— Short task —
Begin with the first line and repeat exactly through the line containing "13, 12, 11, 10, 9, 8, 7, 6.6, 6.3];"; leave every image out.

— Recorded information —
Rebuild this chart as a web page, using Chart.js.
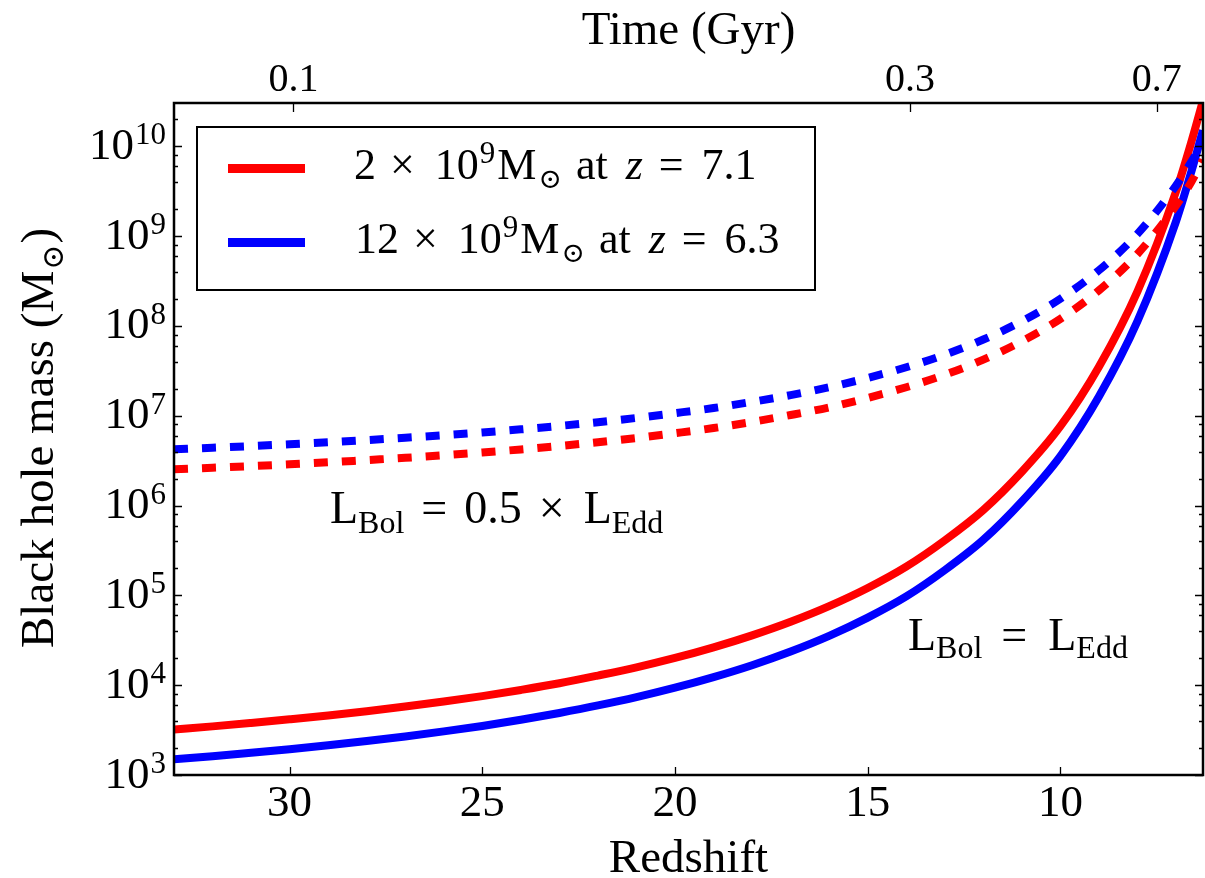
<!DOCTYPE html>
<html>
<head>
<meta charset="utf-8">
<script src="https://cdn.jsdelivr.net/npm/chart.js@4"></script>
<style>
  html, body { margin: 0; padding: 0; background: #fff; }
  canvas { display: block; }
</style>
</head>
<body>
<canvas id="bhChart" width="1205" height="878"></canvas>
<script>
// redshift samples
const redshift = [33, 32, 31, 30, 29, 28, 27, 26, 25, 24, 23, 22, 21, 20, 19, 18, 17, 16, 15, 14,
    13, 12, 11, 10, 9, 8, 7, 6.6, 6.3];

// L_Bol = L_Edd (solid)
const massRedEdd = [3.22e3, 3.48e3, 3.80e3, 4.17e3, 4.60e3, 5.13e3, 5.78e3, 6.57e3, 7.56e3, 8.85e3,
    1.05e4, 1.28e4, 1.58e4, 2.01e4, 2.64e4, 3.59e4, 5.09e4, 7.60e4, 1.21e5, 2.09e5,
    4.10e5, 8.94e5, 2.38e6, 7.65e6, 3.52e7, 2.43e8, 3.14e9, 1.13e10, 3.24e10];
const massBlueEdd = [1.50e3, 1.62e3, 1.77e3, 1.94e3, 2.14e3, 2.39e3, 2.69e3, 3.06e3, 3.52e3, 4.12e3,
    4.91e3, 5.95e3, 7.36e3, 9.37e3, 1.23e4, 1.67e4, 2.37e4, 3.54e4, 5.65e4, 9.73e4,
    1.91e5, 4.16e5, 1.11e6, 3.56e6, 1.64e7, 1.13e8, 1.46e9, 5.28e9, 1.51e10];

// L_Bol = 0.5 x L_Edd (dashed)
const massRedHalf = [2.54e6, 2.64e6, 2.75e6, 2.88e6, 3.03e6, 3.21e6, 3.40e6, 3.63e6, 3.90e6, 4.22e6,
    4.61e6, 5.08e6, 5.66e6, 6.40e6, 7.30e6, 8.55e6, 1.02e7, 1.24e7, 1.58e7, 2.08e7,
    2.86e7, 4.22e7, 6.76e7, 1.20e8, 2.49e8, 6.34e8, 2.19e9, 4.04e9, 7.08e9];
const massBlueHalf = [4.24e6, 4.41e6, 4.60e6, 4.82e6, 5.07e6, 5.36e6, 5.69e6, 6.07e6, 6.52e6, 7.06e6,
    7.71e6, 8.49e6, 9.46e6, 1.07e7, 1.22e7, 1.43e7, 1.70e7, 2.08e7, 2.64e7, 3.47e7,
    4.79e7, 7.06e7, 1.13e8, 2.01e8, 4.17e8, 1.06e9, 3.66e9, 6.75e9, 1.13e10];

const redshiftTicks = [30, 25, 20, 15, 10];
const timeTicks = [29.9, 13.9, 7.5];      // redshift where each age falls
const timeLabels = ["0.1", "0.3", "0.7"];
const massExponents = [3, 4, 5, 6, 7, 8, 9, 10];

const SERIF = "'Liberation Serif', 'DejaVu Serif', serif";
const RED = "#ff0000";
const BLUE = "#0000ff";

function points(masses) {
    return redshift.map((z, i) => ({ x: z, y: masses[i] }));
}

// draws a run of text pieces (for sub/superscripts), returns end x
function drawRun(ctx, x, y, parts) {
    let cx = x;
    parts.forEach(p => {
        cx += p.gap || 0;
        ctx.font = (p.it ? "italic " : "") + p.size + "px " + SERIF;
        ctx.fillText(p.t, cx, y + (p.dy || 0));
        cx += ctx.measureText(p.t).width;
    });
    return cx;
}

function runWidth(ctx, parts) {
    let w = 0;
    parts.forEach(p => {
        ctx.font = (p.it ? "italic " : "") + p.size + "px " + SERIF;
        w += (p.gap || 0) + ctx.measureText(p.t).width;
    });
    return w;
}

function legendParts(mult, zval) {
    return [
        { t: mult, size: 44 },
        { t: "\u00d7", size: 44, gap: 14 },
        { t: "10", size: 44, gap: 20 },
        { t: "9", size: 31, dy: -16, gap: 1 },
        { t: "M", size: 44, gap: 2 },
        { t: "\u2299", size: 28, dy: 9, gap: 2 },
        { t: "at", size: 44, gap: 14 },
        { t: "z", size: 44, it: true, gap: 18 },
        { t: "=", size: 44, gap: 16 },
        { t: zval, size: 44, gap: 18 }
    ];
}

const decor = {
    id: "decor",
    beforeDraw(chart) {
        const ctx = chart.ctx;
        ctx.save();
        ctx.fillStyle = "#fff";
        ctx.fillRect(0, 0, chart.width, chart.height);
        ctx.restore();
    },
    afterDraw(chart) {
        const ctx = chart.ctx;
        const a = chart.chartArea;
        const ys = chart.scales.y;
        const xs = chart.scales.x;
        const xt = chart.scales.xTime;

        ctx.save();
        ctx.strokeStyle = "#000";
        ctx.fillStyle = "#000";

        // tick marks, pointing inwards
        ctx.lineWidth = 1.3;
        ctx.beginPath();
        massExponents.forEach(e => {
            const py = Math.round(ys.getPixelForValue(Math.pow(10, e))) + 0.5;
            ctx.moveTo(a.left, py); ctx.lineTo(a.left + 8, py);
            ctx.moveTo(a.right, py); ctx.lineTo(a.right - 8, py);
            [2, 4, 6, 8].forEach(m => {
                const v = m * Math.pow(10, e);
                if (v > ys.max) return;
                const my = Math.round(ys.getPixelForValue(v)) + 0.5;
                ctx.moveTo(a.left, my); ctx.lineTo(a.left + 4, my);
                ctx.moveTo(a.right, my); ctx.lineTo(a.right - 4, my);
            });
        });
        redshiftTicks.forEach(z => {
            const px = Math.round(xs.getPixelForValue(z)) + 0.5;
            ctx.moveTo(px, a.bottom); ctx.lineTo(px, a.bottom - 8);
        });
        timeTicks.forEach(z => {
            const px = Math.round(xt.getPixelForValue(z)) + 0.5;
            ctx.moveTo(px, a.top); ctx.lineTo(px, a.top + 9);
        });
        ctx.stroke();

        // frame
        ctx.lineWidth = 2.5;
        ctx.strokeRect(a.left, a.top, a.right - a.left, a.bottom - a.top);

        // y tick labels 10^n
        ctx.textBaseline = "alphabetic";
        ctx.textAlign = "left";
        massExponents.forEach(e => {
            const py = ys.getPixelForValue(Math.pow(10, e));
            const parts = [{ t: "10", size: 45 }, { t: String(e), size: 31, dy: -14.5, gap: 1 }];
            const w = runWidth(ctx, parts);
            drawRun(ctx, 166 - w, py + 12.5, parts);
        });

        // y axis title
        ctx.save();
        ctx.translate(53, 648);
        ctx.rotate(-Math.PI / 2);
        drawRun(ctx, 0, 0, [
            { t: "Black hole mass (M", size: 47 },
            { t: "\u2299", size: 30, dy: 10, gap: 1 },
            { t: ")", size: 47, gap: 1 }
        ]);
        ctx.restore();

        // legend
        ctx.fillStyle = "#fff";
        ctx.fillRect(197, 127, 618, 163);
        ctx.lineWidth = 2;
        ctx.strokeStyle = "#000";
        ctx.strokeRect(197, 127, 618, 163);
        ctx.lineWidth = 9;
        ctx.lineCap = "butt";
        ctx.strokeStyle = RED;
        ctx.beginPath(); ctx.moveTo(228, 168.5); ctx.lineTo(305, 168.5); ctx.stroke();
        ctx.strokeStyle = BLUE;
        ctx.beginPath(); ctx.moveTo(228, 242.5); ctx.lineTo(305, 242.5); ctx.stroke();
        ctx.fillStyle = "#000";
        drawRun(ctx, 354, 179, legendParts("2", "7.1"));
        drawRun(ctx, 355, 253, legendParts("12", "6.3"));

        // curve annotations
        drawRun(ctx, 330, 523, [
            { t: "L", size: 46 },
            { t: "Bol", size: 32, dy: 10 },
            { t: "=", size: 46, gap: 17 },
            { t: "0.5", size: 46, gap: 17 },
            { t: "\u00d7", size: 46, gap: 17 },
            { t: "L", size: 46, gap: 19 },
            { t: "Edd", size: 32, dy: 10 }
        ]);
        drawRun(ctx, 908, 650, [
            { t: "L", size: 46 },
            { t: "Bol", size: 32, dy: 8 },
            { t: "=", size: 46, gap: 19 },
            { t: "L", size: 46, gap: 21 },
            { t: "Edd", size: 32, dy: 8 }
        ]);
        ctx.restore();
    }
};

const lineSet = (label, masses, color, dashed) => ({
    label: label,
    data: points(masses),
    borderColor: color,
    backgroundColor: color,
    borderWidth: 8,
    borderDash: dashed ? [14, 14] : [],
    borderCapStyle: "butt",
    pointRadius: 0,
    fill: false,
    clip: 0,
    cubicInterpolationMode: "monotone"
});

const chart = new Chart(document.getElementById("bhChart"), {
    type: "line",
    data: {
        // first dataset is painted last (on top)
        datasets: [
            lineSet("12e9 Msun at z=6.3, 0.5 L_Edd", massBlueHalf, BLUE, true),
            lineSet("2e9 Msun at z=7.1, 0.5 L_Edd", massRedHalf, RED, true),
            lineSet("12e9 Msun at z=6.3, L_Edd", massBlueEdd, BLUE, false),
            lineSet("2e9 Msun at z=7.1, L_Edd", massRedEdd, RED, false)
        ]
    },
    options: {
        responsive: false,
        animation: false,
        devicePixelRatio: 1,
        layout: { padding: { left: 0, right: 2, top: 0, bottom: 0 } },
        plugins: {
            legend: { display: false },
            tooltip: { enabled: false }
        },
        scales: {
            x: {
                type: "linear",
                position: "bottom",
                reverse: true,
                min: 6.3,
                max: 33,
                afterBuildTicks: s => { s.ticks = redshiftTicks.map(v => ({ value: v })); },
                afterFit: s => { s.height = 103; },
                grid: { display: false, drawTicks: false },
                border: { display: false },
                ticks: {
                    autoSkip: false,
                    maxRotation: 0,
                    color: "#000",
                    padding: 6.5,
                    font: { family: SERIF, size: 45, lineHeight: 1 }
                },
                title: {
                    display: true,
                    text: "Redshift",
                    color: "#000",
                    font: { family: SERIF, size: 47, lineHeight: 1 },
                    padding: { top: 0, bottom: -5 }
                }
            },
            xTime: {
                type: "linear",
                position: "top",
                reverse: true,
                min: 6.3,
                max: 33,
                afterBuildTicks: s => { s.ticks = timeTicks.map(v => ({ value: v })); },
                afterFit: s => { s.height = 103; },
                grid: { display: false, drawTicks: false },
                border: { display: false },
                ticks: {
                    autoSkip: false,
                    maxRotation: 0,
                    color: "#000",
                    padding: 2.5,
                    font: { family: SERIF, size: 40, lineHeight: 1 },
                    callback: v => timeLabels[timeTicks.indexOf(v)]
                },
                title: {
                    display: true,
                    text: "Time (Gyr)",
                    color: "#000",
                    font: { family: SERIF, size: 47, lineHeight: 1 },
                    padding: { top: 8, bottom: 0 }
                }
            },
            y: {
                type: "logarithmic",
                min: 1e3,
                max: 3.04e10,
                afterFit: s => { s.width = 174; },
                grid: { display: false, drawTicks: false },
                border: { display: false },
                ticks: { display: false }
            }
        }
    },
    plugins: [decor]
});
</script>
</body>
</html>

— Solution below —
Rebuild this chart as a web page, using Chart.js.
<!DOCTYPE html>
<html>
<head>
<meta charset="utf-8">
<script src="https://cdn.jsdelivr.net/npm/chart.js@4"></script>
<style>
  html, body { margin: 0; padding: 0; background: #fff; }
  canvas { display: block; }
</style>
</head>
<body>
<canvas id="bhChart" width="1205" height="878"></canvas>
<script>
// redshift samples
const redshift = [33, 32, 31, 30, 29, 28, 27, 26, 25, 24, 23, 22, 21, 20, 19, 18, 17, 16, 15, 14,
    13, 12, 11, 10, 9, 8, 7, 6.6, 6.3];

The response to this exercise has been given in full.